In apparent frustration with the EU – which has failed to join the US in threatening sanctions against Ukraine’s leaders if they violently crush the protests – the voice resembling Ms Nuland at one point exclaims “F**k the EU”.
…
The two voices suggest Arseny Yatseniuk, the opposition leader and a former foreign minister, should be in a new government in Kiev. But Vitali Klitschko, a former heavyweight boxer and identified as “top dog” among opposition leaders, is also described as inexperienced and needing to “do his political homework”.
The voice resembling Ms Nuland refers to the two men as “Yats” and “Klitsch”.
…
It could also bolster a propaganda campaign by the governments of Ukraine and Russia alleging that the protests that erupted against Ukraine’s President Viktor Yanukovich last November are being funded and orchestrated by the US.

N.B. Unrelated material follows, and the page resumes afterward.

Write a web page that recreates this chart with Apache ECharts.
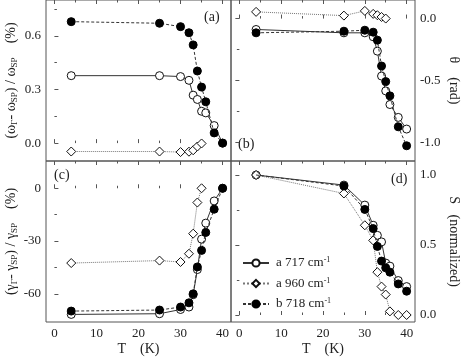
<!DOCTYPE html>
<html>
<head>
<meta charset="utf-8">
<script src="https://cdn.jsdelivr.net/npm/echarts@6/dist/echarts.min.js"></script>
<style>
  html, body { margin: 0; padding: 0; background: #fff; }
  #chart { width: 463px; height: 358px; }
</style>
</head>
<body>
<div id="chart"></div>
<script>
// temperatures (K)
const temps = [4, 25, 30, 32, 33, 34, 35, 36, 38, 40];
const temps960 = [4, 25, 30, 32, 33, 34, 35];

// (a) frequency shift (%)
const omegaA717 = [0.377, 0.377, 0.372, 0.351, 0.268, 0.244, 0.178, 0.169, 0.098, 0.0];
const omegaA960 = [-0.047, -0.047, -0.05, -0.048, -0.04, -0.019, -0.002];
const omegaB718 = [0.679, 0.670, 0.651, 0.617, 0.549, 0.403, 0.313, 0.231, 0.057, 0.0];

// (b) theta (rad)
const thetaA717 = [-0.088, -0.115, -0.115, -0.147, -0.263, -0.464, -0.584, -0.694, -0.798, -0.892];
const thetaA960 = [0.054, 0.024, 0.062, 0.038, 0.027, 0.013, 0.0];
const thetaB718 = [-0.115, -0.102, -0.094, -0.11, -0.174, -0.383, -0.509, -0.624, -0.874, -1.027];

// (c) linewidth change (%)
const gammaA717 = [-71.7, -71.3, -68.9, -67.5, -60.5, -46.2, -28.9, -19.8, -7.2, 0];
const gammaA960 = [-42.5, -41.1, -41.9, -37.2, -25.8, -8.1, 0];
const gammaB718 = [-69.8, -69.2, -67.5, -65.1, -60.0, -44.7, -35.3, -25.1, -11.9, 0];

// (d) S normalized
const sA717 = [1.0, 0.928, 0.785, 0.641, 0.569, 0.522, 0.371, 0.349, 0.246, 0.203];
const sA960 = [1.0, 0.868, 0.641, 0.533, 0.306, 0.203, 0.146, 0.026, 0.0, 0.0];
const sB718 = [1.0, 0.921, 0.754, 0.617, 0.49, 0.385, 0.337, 0.306, 0.222, 0.17];

// ticks
const xMajor = [0, 10, 20, 30, 40];
const xMinor = [5, 15, 25, 35];
const yMajorA = [0, 0.3, 0.6], yMinorA = [0.15, 0.45, 0.75];
const yMajorB = [0, -0.5, -1.0], yMinorB = [-0.25, -0.75];
const yMajorC = [0, -30, -60], yMinorC = [-15, -45];
const yMajorD = [0, 0.5, 1.0], yMinorD = [0.25, 0.75];

const FONT = "Liberation Serif";
const INK = "#222";
const FRAME = "#555";

const grids = [
  { left: 46, top: 0, width: 185, height: 161 },
  { left: 231, top: 0, width: 184, height: 161 },
  { left: 46, top: 161, width: 185, height: 161 },
  { left: 231, top: 161, width: 184, height: 161 }
];

const panels = [
  {
    ymin: -0.1, ymax: 0.8, major: yMajorA, minor: yMinorA, pos: "left", fmt: v => v.toFixed(1),
    name: "(ω{sub|Γ}- ω{sub|SP}) / ω{sub|SP}    (%)", gap: 27, rotate: 90,
    a717: omegaA717, a960: omegaA960, b718: omegaB718, t960: temps960
  },
  {
    ymin: -1.15, ymax: 0.15, major: yMajorB, minor: yMinorB, pos: "right", fmt: v => v.toFixed(1),
    name: "θ    (rad)", gap: 32, rotate: -90,
    a717: thetaA717, a960: thetaA960, b718: thetaB718, t960: temps960
  },
  {
    ymin: -76, ymax: 15.5, major: yMajorC, minor: yMinorC, pos: "left", fmt: v => String(v),
    name: "(γ{sub|Γ}- γ{sub|SP}) / γ{sub|SP}    (%)", gap: 27, rotate: 90,
    a717: gammaA717, a960: gammaA960, b718: gammaB718, t960: temps960
  },
  {
    ymin: -0.05, ymax: 1.1, major: yMajorD, minor: yMinorD, pos: "right", fmt: v => v.toFixed(1),
    name: "S   (normalized)", gap: 32, rotate: -90,
    a717: sA717, a960: sA960, b718: sB718, t960: temps
  }
];

const nameRich = {
  sub: { fontFamily: FONT, fontSize: 9, color: INK, verticalAlign: "bottom", padding: [6, 0, 0, 0] }
};

let xAxes = [], yAxes = [], series = [];

grids.forEach((g, i) => {
  const p = panels[i];
  const bottomRow = i >= 2;
  [["bottom", xMajor, 4], ["bottom", xMinor, 2.5], ["top", xMajor, 4], ["top", xMinor, 2.5]].forEach((d, k) => {
    const withLabel = bottomRow && k === 0;
    xAxes.push({
      type: "value", gridIndex: i, position: d[0], min: -2, max: 42,
      axisLine: { show: false },
      splitLine: { show: false },
      axisTick: { show: true, inside: true, length: d[2], customValues: d[1], lineStyle: { color: FRAME } },
      axisLabel: {
        show: withLabel, customValues: xMajor, margin: 5,
        fontFamily: FONT, fontSize: 13, color: INK
      },
      name: withLabel ? "T    (K)" : "",
      nameLocation: "middle", nameGap: 20,
      nameTextStyle: { fontFamily: FONT, fontSize: 14, color: INK }
    });
  });
  [[p.major, 4, true], [p.minor, 2.5, false]].forEach(d => {
    yAxes.push({
      type: "value", gridIndex: i, position: p.pos, min: p.ymin, max: p.ymax,
      axisLine: { show: false },
      splitLine: { show: false },
      axisTick: { show: true, inside: true, length: d[1], customValues: d[0], lineStyle: { color: FRAME } },
      axisLabel: {
        show: d[2], customValues: p.major, margin: 5, formatter: p.fmt,
        fontFamily: FONT, fontSize: 13, color: INK
      },
      name: d[2] ? p.name : "",
      nameLocation: "middle", nameGap: p.gap, nameRotate: p.rotate,
      nameTextStyle: { fontFamily: FONT, fontSize: 14, color: INK, rich: nameRich }
    });
  });

  const xi = i * 4, yi = i * 2;
  const pair = (ts, vs) => ts.map((t, j) => [t, vs[j]]);
  series.push({
    name: "a717", type: "line", xAxisIndex: xi, yAxisIndex: yi,
    data: pair(temps, p.a717),
    symbol: "circle", symbolSize: 8,
    itemStyle: { color: "#fff", borderColor: "#111", borderWidth: 1 },
    lineStyle: { color: "#333", width: 1, type: "solid" },
    z: 2
  });
  series.push({
    name: "a960", type: "line", xAxisIndex: xi, yAxisIndex: yi,
    data: pair(p.t960, p.a960),
    symbol: "diamond", symbolSize: 9,
    itemStyle: { color: "#fff", borderColor: "#111", borderWidth: 1 },
    lineStyle: { color: "#777", width: 1, type: "dotted" },
    z: 2
  });
  const bData = pair(temps, p.b718);
  if (i === 3) bData[0] = { value: bData[0], symbol: "none" };
  series.push({
    name: "b718", type: "line", xAxisIndex: xi, yAxisIndex: yi,
    data: bData,
    symbol: "circle", symbolSize: 8,
    itemStyle: { color: "#000", borderColor: "#000", borderWidth: 1 },
    lineStyle: { color: "#333", width: 1, type: [3, 2] },
    z: 3
  });
});

const legendNames = {
  a717: "a 717 cm{sup|-1}",
  a960: "a 960 cm{sup|-1}",
  b718: "b 718 cm{sup|-1}"
};

const option = {
  animation: false,
  backgroundColor: "#fff",
  grid: grids.map(g => Object.assign({ show: true, borderColor: FRAME, borderWidth: 1, backgroundColor: "transparent" }, g)),
  xAxis: xAxes,
  yAxis: yAxes,
  legend: {
    orient: "vertical", left: 237, top: 251,
    itemWidth: 26, itemHeight: 9, itemGap: 7,
    data: ["a717", "a960", "b718"],
    formatter: n => legendNames[n],
    textStyle: {
      fontFamily: FONT, fontSize: 13, color: INK, padding: [0, 0, 0, 2],
      rich: { sup: { fontFamily: FONT, fontSize: 8, color: INK, verticalAlign: "top", padding: [0, 0, 6, 0] } }
    }
  },
  graphic: [
    { type: "text", left: 204, top: 10, style: { text: "(a)", font: "14px " + FONT, fill: INK } },
    { type: "text", left: 238, top: 137, style: { text: "(b)", font: "14px " + FONT, fill: INK } },
    { type: "text", left: 54, top: 168, style: { text: "(c)", font: "14px " + FONT, fill: INK } },
    { type: "text", left: 391, top: 172, style: { text: "(d)", font: "14px " + FONT, fill: INK } }
  ],
  series: series
};

const myChart = echarts.init(document.getElementById("chart"));
myChart.setOption(option);
</script>
</body>
</html>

As we warned previously, after the Olympics, Ukraine becomes a very hot spot indeed…
The Western powers represented by the EU and the US have nothing to stand on to protect Ukraine and can only offer lip-service at best. So once again, it appears that Ukraine is doomed and the best one can hope for there, is that Russia will allow the West to leave. The countdown goes forward and the political and economic crisis is indicative of what we see with the first shot across the bow in the rising trend of the Cycle of War.